All of the data needs to be repeated exactly.

——

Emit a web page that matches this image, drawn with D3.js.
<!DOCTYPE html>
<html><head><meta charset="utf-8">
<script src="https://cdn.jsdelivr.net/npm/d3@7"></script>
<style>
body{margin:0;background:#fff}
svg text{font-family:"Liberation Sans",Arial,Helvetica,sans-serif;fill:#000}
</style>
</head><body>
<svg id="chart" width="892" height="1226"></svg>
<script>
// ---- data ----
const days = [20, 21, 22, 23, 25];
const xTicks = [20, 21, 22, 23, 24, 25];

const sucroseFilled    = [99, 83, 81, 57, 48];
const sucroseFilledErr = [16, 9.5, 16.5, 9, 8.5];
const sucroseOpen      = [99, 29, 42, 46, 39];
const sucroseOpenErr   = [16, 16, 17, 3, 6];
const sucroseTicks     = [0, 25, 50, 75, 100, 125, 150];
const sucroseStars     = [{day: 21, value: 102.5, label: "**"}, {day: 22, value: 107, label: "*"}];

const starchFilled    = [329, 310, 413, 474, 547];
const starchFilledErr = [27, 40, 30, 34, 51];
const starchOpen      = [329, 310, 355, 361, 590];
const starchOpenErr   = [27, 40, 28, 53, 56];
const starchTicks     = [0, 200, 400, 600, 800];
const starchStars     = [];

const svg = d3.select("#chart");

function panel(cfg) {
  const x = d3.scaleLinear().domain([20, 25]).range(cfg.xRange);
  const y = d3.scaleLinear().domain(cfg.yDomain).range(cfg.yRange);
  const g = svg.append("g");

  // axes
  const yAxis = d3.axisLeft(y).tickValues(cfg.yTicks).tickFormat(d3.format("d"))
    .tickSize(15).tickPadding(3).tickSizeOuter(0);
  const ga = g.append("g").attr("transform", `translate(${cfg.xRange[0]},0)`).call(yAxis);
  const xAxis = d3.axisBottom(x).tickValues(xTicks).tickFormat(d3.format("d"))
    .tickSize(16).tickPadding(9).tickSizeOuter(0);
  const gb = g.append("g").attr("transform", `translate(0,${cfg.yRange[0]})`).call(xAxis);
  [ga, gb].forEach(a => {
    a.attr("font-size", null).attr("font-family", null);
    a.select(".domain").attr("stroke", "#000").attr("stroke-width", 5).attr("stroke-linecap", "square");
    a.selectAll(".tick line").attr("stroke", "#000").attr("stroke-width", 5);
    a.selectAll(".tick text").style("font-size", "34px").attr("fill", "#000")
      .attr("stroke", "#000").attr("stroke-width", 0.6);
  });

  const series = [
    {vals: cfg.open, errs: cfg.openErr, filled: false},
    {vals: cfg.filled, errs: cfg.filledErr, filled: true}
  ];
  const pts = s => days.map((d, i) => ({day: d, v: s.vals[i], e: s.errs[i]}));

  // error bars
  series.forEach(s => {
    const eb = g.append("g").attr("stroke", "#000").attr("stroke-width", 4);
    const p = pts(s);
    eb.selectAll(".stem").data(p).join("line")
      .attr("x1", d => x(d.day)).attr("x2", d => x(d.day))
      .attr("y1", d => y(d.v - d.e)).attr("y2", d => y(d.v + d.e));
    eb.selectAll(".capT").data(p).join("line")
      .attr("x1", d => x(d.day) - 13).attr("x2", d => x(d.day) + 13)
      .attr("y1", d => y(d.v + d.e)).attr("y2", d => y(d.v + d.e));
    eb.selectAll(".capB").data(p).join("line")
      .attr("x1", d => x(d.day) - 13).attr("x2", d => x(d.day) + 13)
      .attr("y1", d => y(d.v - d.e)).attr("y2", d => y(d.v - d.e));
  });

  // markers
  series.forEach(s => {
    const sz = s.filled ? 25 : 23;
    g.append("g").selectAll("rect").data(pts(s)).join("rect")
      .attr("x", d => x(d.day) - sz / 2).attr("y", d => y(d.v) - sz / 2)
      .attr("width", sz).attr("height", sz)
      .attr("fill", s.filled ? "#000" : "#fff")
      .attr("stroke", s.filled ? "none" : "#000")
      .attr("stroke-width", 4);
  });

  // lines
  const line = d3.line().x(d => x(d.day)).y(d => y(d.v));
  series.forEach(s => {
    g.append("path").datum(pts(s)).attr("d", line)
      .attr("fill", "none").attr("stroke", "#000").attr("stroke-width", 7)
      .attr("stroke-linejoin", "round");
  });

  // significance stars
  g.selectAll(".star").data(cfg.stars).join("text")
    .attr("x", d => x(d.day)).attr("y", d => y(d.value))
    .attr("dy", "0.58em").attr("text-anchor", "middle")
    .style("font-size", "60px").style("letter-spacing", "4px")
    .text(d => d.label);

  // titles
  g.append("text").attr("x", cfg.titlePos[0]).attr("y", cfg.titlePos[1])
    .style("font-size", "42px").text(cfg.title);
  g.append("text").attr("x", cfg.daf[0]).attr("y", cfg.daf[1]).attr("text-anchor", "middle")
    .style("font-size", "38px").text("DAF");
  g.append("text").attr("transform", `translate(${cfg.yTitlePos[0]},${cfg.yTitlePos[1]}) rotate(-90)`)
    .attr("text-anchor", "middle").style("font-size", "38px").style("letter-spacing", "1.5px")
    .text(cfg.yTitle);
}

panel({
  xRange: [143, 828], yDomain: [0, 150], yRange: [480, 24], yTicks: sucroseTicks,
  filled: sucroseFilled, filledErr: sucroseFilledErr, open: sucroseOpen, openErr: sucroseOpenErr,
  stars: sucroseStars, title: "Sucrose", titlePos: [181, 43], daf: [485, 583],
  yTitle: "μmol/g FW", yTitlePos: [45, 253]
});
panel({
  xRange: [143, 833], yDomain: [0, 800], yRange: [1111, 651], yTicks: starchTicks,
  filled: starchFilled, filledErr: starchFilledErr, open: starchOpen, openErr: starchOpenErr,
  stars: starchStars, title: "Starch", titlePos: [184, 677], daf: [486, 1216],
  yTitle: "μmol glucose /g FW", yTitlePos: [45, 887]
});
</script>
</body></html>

——

• [ANSWER TO THIS PROBLEM]:
Emit a web page that matches this image, drawn with D3.js.
<!DOCTYPE html>
<html><head><meta charset="utf-8">
<script src="https://cdn.jsdelivr.net/npm/d3@7"></script>
<style>
body{margin:0;background:#fff}
svg text{font-family:"Liberation Sans",Arial,Helvetica,sans-serif;fill:#000}
</style>
</head><body>
<svg id="chart" width="892" height="1226"></svg>
<script>
// ---- data ----
const days = [20, 21, 22, 23, 25];
const xTicks = [20, 21, 22, 23, 24, 25];

const sucroseFilled    = [99, 83, 81, 57, 48];
const sucroseFilledErr = [16, 9.5, 16.5, 9, 8.5];
const sucroseOpen      = [99, 29, 42, 46, 39];
const sucroseOpenErr   = [16, 16, 17, 3, 6];
const sucroseTicks     = [0, 25, 50, 75, 100, 125, 150];
const sucroseStars     = [{day: 21, value: 102.5, label: "**"}, {day: 22, value: 107, label: "*"}];

const starchFilled    = [329, 310, 413, 474, 547];
const starchFilledErr = [27, 40, 30, 34, 51];
const starchOpen      = [329, 310, 355, 361, 590];
const starchOpenErr   = [27, 40, 28, 53, 56];
const starchTicks     = [0, 200, 400, 600, 800];
const starchStars     = [];

const svg = d3.select("#chart");

function panel(cfg) {
  const x = d3.scaleLinear().domain([20, 25]).range(cfg.xRange);
  const y = d3.scaleLinear().domain(cfg.yDomain).range(cfg.yRange);
  const g = svg.append("g");

  // axes
  const yAxis = d3.axisLeft(y).tickValues(cfg.yTicks).tickFormat(d3.format("d"))
    .tickSize(15).tickPadding(3).tickSizeOuter(0);
  const ga = g.append("g").attr("transform", `translate(${cfg.xRange[0]},0)`).call(yAxis);
  const xAxis = d3.axisBottom(x).tickValues(xTicks).tickFormat(d3.format("d"))
    .tickSize(16).tickPadding(9).tickSizeOuter(0);
  const gb = g.append("g").attr("transform", `translate(0,${cfg.yRange[0]})`).call(xAxis);
  [ga, gb].forEach(a => {
    a.attr("font-size", null).attr("font-family", null);
    a.select(".domain").attr("stroke", "#000").attr("stroke-width", 5).attr("stroke-linecap", "square");
    a.selectAll(".tick line").attr("stroke", "#000").attr("stroke-width", 5);
    a.selectAll(".tick text").style("font-size", "34px").attr("fill", "#000")
      .attr("stroke", "#000").attr("stroke-width", 0.6);
  });

  const series = [
    {vals: cfg.open, errs: cfg.openErr, filled: false},
    {vals: cfg.filled, errs: cfg.filledErr, filled: true}
  ];
  const pts = s => days.map((d, i) => ({day: d, v: s.vals[i], e: s.errs[i]}));

  // error bars
  series.forEach(s => {
    const eb = g.append("g").attr("stroke", "#000").attr("stroke-width", 4);
    const p = pts(s);
    eb.selectAll(".stem").data(p).join("line")
      .attr("x1", d => x(d.day)).attr("x2", d => x(d.day))
      .attr("y1", d => y(d.v - d.e)).attr("y2", d => y(d.v + d.e));
    eb.selectAll(".capT").data(p).join("line")
      .attr("x1", d => x(d.day) - 13).attr("x2", d => x(d.day) + 13)
      .attr("y1", d => y(d.v + d.e)).attr("y2", d => y(d.v + d.e));
    eb.selectAll(".capB").data(p).join("line")
      .attr("x1", d => x(d.day) - 13).attr("x2", d => x(d.day) + 13)
      .attr("y1", d => y(d.v - d.e)).attr("y2", d => y(d.v - d.e));
  });

  // markers
  series.forEach(s => {
    const sz = s.filled ? 25 : 23;
    g.append("g").selectAll("rect").data(pts(s)).join("rect")
      .attr("x", d => x(d.day) - sz / 2).attr("y", d => y(d.v) - sz / 2)
      .attr("width", sz).attr("height", sz)
      .attr("fill", s.filled ? "#000" : "#fff")
      .attr("stroke", s.filled ? "none" : "#000")
      .attr("stroke-width", 4);
  });

  // lines
  const line = d3.line().x(d => x(d.day)).y(d => y(d.v));
  series.forEach(s => {
    g.append("path").datum(pts(s)).attr("d", line)
      .attr("fill", "none").attr("stroke", "#000").attr("stroke-width", 7)
      .attr("stroke-linejoin", "round");
  });

  // significance stars
  g.selectAll(".star").data(cfg.stars).join("text")
    .attr("x", d => x(d.day)).attr("y", d => y(d.value))
    .attr("dy", "0.58em").attr("text-anchor", "middle")
    .style("font-size", "60px").style("letter-spacing", "4px")
    .text(d => d.label);

  // titles
  g.append("text").attr("x", cfg.titlePos[0]).attr("y", cfg.titlePos[1])
    .style("font-size", "42px").text(cfg.title);
  g.append("text").attr("x", cfg.daf[0]).attr("y", cfg.daf[1]).attr("text-anchor", "middle")
    .style("font-size", "38px").text("DAF");
  g.append("text").attr("transform", `translate(${cfg.yTitlePos[0]},${cfg.yTitlePos[1]}) rotate(-90)`)
    .attr("text-anchor", "middle").style("font-size", "38px").style("letter-spacing", "1.5px")
    .text(cfg.yTitle);
}

panel({
  xRange: [143, 828], yDomain: [0, 150], yRange: [480, 24], yTicks: sucroseTicks,
  filled: sucroseFilled, filledErr: sucroseFilledErr, open: sucroseOpen, openErr: sucroseOpenErr,
  stars: sucroseStars, title: "Sucrose", titlePos: [181, 43], daf: [485, 583],
  yTitle: "μmol/g FW", yTitlePos: [45, 253]
});
panel({
  xRange: [143, 833], yDomain: [0, 800], yRange: [1111, 651], yTicks: starchTicks,
  filled: starchFilled, filledErr: starchFilledErr, open: starchOpen, openErr: starchOpenErr,
  stars: starchStars, title: "Starch", titlePos: [184, 677], daf: [486, 1216],
  yTitle: "μmol glucose /g FW", yTitlePos: [45, 887]
});
</script>
</body></html>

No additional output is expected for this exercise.